Dominican Republic, Gabon, Morocco, Senegal, St. Lucia, Thailand, Zaire
By JoAnna Haugen on Tuesday, June 7th, 2011
Amy Martin is one of three photographers with work on display for the Flagstaff Photography Center’s fourth annual Emerging Artists Award Show. Martin’s work documents the Tucson Rodeo, Fiesta de los Vaqueros. Earlier this year, she had work displayed that featured the annual Carnival celebration following the Haitian relief effort, which served as a fundraiser. Martin is currently working on getting funding to photo document a region in the Dominican Republic that is being dammed to provide hydroelectric power.
Dr. Stacy Jupiter (97-99) is the Wildlife Conservation Society’s Fiji program director, and the Fiji-based program, Goby Guarantee, has been selected by The Walt Disney Company as a recipient of funding through Disney’s Friends for Change. The project will help Fijian communities establish freshwater reserves to protect goby fish habitat and establish Goby Youth Ambassador forest rangers. Prior to become the Fiji program director, Jupiter was an associate conservation scientist with the organization. She has her bachelor’s degree from Harvard University and her doctorate from the University of California at Santa Cruz. Jupiter pursued a postdoctoral fellowship with the ARC Centre of Excellence for Coral Reef Studies in Australia.
Thomas Hollowell (02-03) is the author of The Complete Idiot’s Guide to Barefoot Running, which was released in February. Dr. Craig Richards is the co-author of the book. Hollowell is also the author of Allah’s Garden: A True Story of a Forgotten War in the Sahara Desert of Morocco and The Everything Travel Guide to Ireland. He also runs a travel company in Morocco called Journey Beyond Travel.

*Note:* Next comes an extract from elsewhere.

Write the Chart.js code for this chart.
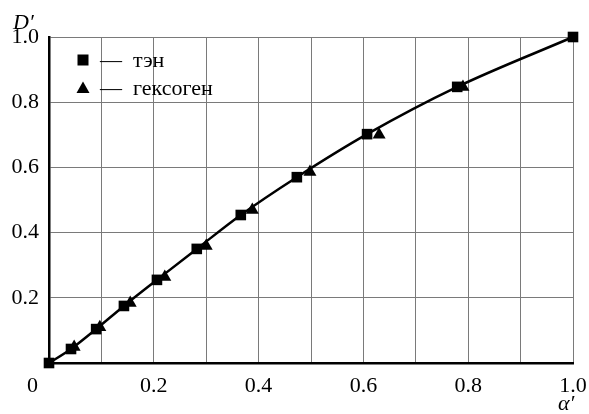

Hollowell is a graduate of Wabash College.
A 2010 graduate of the documentary program at the University of California Berkley’s Graduate School of Journalism is one of 33 students selected as a finalist in the Academy of Motion Pictures Arts and Sciences’ 38th annual Student Academy Awards competition. Clare Major’s (04-06) film, “Feast & Sacrifice,” examines globalization as it follows a Senegalese family preparing for the Islamic Feast of the Sacrifice. The film was one of nine documentary finalists. Major is a Bay Area freelance filmmaker and video journalist. Her film was partially funded with a grant from the Bill & Melinda Gates Foundation.
Jonathan Guy-Gladding (99-01) currently has 44 pieces of art on display in the Horizons Art Gallery in Trinidad. The paintings explore various aspects of life in St. Lucia, where Guy-Gladding has been living since 1999.

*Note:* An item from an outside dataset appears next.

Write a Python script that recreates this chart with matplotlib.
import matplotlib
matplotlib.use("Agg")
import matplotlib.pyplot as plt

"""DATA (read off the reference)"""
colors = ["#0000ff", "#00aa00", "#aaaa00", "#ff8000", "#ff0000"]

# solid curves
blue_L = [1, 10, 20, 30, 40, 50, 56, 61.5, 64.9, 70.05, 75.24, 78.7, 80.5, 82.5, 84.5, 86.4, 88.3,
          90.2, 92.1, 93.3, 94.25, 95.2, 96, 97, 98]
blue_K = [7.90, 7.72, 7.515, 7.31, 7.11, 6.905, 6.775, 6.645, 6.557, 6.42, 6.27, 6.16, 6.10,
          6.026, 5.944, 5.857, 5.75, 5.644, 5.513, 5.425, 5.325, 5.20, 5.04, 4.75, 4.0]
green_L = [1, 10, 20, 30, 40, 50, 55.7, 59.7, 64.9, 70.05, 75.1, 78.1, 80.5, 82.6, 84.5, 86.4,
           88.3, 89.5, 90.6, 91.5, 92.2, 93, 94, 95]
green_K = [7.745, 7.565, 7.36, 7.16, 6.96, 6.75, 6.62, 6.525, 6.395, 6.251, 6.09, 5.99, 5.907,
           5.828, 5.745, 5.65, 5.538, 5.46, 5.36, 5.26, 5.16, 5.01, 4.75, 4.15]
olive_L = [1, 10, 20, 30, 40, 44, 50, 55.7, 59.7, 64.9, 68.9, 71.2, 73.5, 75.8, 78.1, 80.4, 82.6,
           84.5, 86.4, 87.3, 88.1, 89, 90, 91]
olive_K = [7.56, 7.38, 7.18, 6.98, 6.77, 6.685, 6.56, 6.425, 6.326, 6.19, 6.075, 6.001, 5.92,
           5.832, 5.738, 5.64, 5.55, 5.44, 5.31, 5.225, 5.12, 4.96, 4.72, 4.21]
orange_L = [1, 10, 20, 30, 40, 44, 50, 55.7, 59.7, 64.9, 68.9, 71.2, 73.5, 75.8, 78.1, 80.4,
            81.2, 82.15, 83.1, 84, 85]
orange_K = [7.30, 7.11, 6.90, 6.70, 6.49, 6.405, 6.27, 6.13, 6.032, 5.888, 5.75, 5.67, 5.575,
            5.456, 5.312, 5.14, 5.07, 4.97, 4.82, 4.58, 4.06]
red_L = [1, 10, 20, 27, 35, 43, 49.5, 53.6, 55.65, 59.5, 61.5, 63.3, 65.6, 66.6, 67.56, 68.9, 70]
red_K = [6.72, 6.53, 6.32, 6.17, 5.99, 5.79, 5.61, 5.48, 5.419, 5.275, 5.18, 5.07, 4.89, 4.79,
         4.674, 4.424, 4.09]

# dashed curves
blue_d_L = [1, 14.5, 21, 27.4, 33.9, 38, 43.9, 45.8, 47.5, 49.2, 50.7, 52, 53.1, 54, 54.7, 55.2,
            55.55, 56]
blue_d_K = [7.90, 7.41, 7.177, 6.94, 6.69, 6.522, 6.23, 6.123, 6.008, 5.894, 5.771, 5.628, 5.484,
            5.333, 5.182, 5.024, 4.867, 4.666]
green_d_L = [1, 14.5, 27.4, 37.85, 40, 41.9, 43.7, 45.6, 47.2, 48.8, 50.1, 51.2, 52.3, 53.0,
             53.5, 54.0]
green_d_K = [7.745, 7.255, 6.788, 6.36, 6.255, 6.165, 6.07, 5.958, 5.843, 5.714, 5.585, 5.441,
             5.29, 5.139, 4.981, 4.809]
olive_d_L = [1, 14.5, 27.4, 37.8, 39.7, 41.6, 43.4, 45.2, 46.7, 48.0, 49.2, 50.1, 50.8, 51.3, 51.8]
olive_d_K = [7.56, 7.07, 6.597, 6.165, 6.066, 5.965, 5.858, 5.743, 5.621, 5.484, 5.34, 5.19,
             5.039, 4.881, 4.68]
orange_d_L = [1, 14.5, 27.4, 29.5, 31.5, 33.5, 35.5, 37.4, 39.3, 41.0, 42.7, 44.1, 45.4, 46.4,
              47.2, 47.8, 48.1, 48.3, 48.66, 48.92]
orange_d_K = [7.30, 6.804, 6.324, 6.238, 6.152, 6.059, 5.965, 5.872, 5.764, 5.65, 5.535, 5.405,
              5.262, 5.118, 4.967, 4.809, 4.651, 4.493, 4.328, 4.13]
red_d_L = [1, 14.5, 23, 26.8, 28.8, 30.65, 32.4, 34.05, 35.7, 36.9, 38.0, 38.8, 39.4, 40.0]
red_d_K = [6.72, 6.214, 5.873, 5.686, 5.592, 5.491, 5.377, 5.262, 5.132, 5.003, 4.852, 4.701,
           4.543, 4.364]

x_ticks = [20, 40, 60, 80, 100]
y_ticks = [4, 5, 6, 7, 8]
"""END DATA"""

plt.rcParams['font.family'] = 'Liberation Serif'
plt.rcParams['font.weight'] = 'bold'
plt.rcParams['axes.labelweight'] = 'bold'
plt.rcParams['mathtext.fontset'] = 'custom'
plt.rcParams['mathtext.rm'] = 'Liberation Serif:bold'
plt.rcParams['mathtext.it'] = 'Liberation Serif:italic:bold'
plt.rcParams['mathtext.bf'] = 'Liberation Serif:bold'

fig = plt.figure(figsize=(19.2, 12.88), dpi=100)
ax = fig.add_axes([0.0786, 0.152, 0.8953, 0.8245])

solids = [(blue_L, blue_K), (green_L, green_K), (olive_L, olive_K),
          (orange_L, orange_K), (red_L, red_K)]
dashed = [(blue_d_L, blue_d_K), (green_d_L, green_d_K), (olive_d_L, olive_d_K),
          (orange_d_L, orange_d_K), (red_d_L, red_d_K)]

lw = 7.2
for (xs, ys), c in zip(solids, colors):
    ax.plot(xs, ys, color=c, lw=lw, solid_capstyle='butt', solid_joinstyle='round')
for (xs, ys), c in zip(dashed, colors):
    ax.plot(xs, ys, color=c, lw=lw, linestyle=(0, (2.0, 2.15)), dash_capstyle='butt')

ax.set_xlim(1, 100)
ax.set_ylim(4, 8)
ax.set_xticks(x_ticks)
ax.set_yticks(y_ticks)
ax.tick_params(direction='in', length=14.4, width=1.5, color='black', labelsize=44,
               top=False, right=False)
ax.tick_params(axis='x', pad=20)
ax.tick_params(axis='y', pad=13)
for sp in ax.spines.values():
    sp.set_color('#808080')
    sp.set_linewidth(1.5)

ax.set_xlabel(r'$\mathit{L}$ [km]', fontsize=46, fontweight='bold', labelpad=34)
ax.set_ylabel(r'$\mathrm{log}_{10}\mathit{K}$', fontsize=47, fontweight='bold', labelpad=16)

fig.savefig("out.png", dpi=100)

Tony Waters (80-82), a sociology professor at California State University in Chico was recently named Outstanding Professor for 2011 by his fellow faculty members. Waters has spent an extensive amount of time abroad. He worked in Tanzania overseeing relief and development projects serving refugees from Burundi for Lutheran World Federation, was a Fulbright Scholar at the University of Dar Es Salaam in Tanzania and taught at Zeppelin University in Friedrichshafen, Germany, and Linyi University in Linyi, China. Waters has published four books and is working on a fifth. He received his bachelor’s degree and a master’s degree from the University of California, Davis. He also has a master’s degree from California Polytechnic State University in San Luis Obispo.
Dan W. Mozena (74-76) has been nominated by the president as the next U.S. ambassador to Bangladesh. Mozena, who currently teaches at the National War College, joined the Foreign Service in 1981. He served as U.S. ambassador to Angola, director for the Office of Southern African Affairs, deputy chief of mission in Zambia, political/economic counselor in Dhaka, deputy political/economic counselor in both Islamabad and New Delhi and political/economic officer in Zaire, where he and his wife both served as Peace Corps volunteers. He received his bachelor’s degree from Iowa State University and his MA and MPA from the University of Wisconsin, Madison.